[Python-ideas] Implicit String Concatenation

Georg Brandl g.brandl at gmx.net
Wed Apr 11 16:21:47 CEST 2007


Eoghan Murray schrieb:
> I heard the call for the P3K PEP April deadline, so I thought I better 
> get this sent off!
> 
> When I was first exposed to Python, I was delighted that I could do the 
> following;
>> >> "Hello" ' world'
>     'Hello world'
> This turned to confusion when I tried;
>> >> domain = " world"
>> >> "hello" domain
> Syntax Error ... Invalid Syntax
> 
> My proposal for Python3K is to allow string-concatenation via 
> juxtaposition between string-literals, string-variables and expressions 
> that evaluate to strings.
> Juxtaposition has some precedence in Python (the example above) and also 
> in the awk programming language.

No, please!
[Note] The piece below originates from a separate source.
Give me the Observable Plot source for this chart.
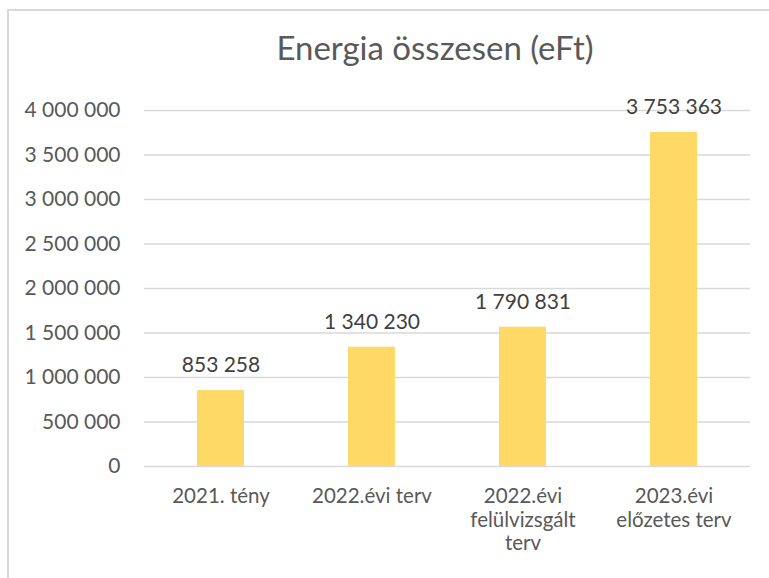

The concatenation of string literals is done in the parser.
Your proposal would move that to runtime and introduce a "whitespace operator".
How would you spell that? How would you overload it? etc.

Georg

-- 
Thus spake the Lord: Thou shalt indent with four spaces. No more, no less.
Four shall be the number of spaces thou shalt indent, and the number of thy
indenting shall be four. Eight shalt thou not indent, nor either indent thou
two, excepting that thou then proceed to four. Tabs are right out.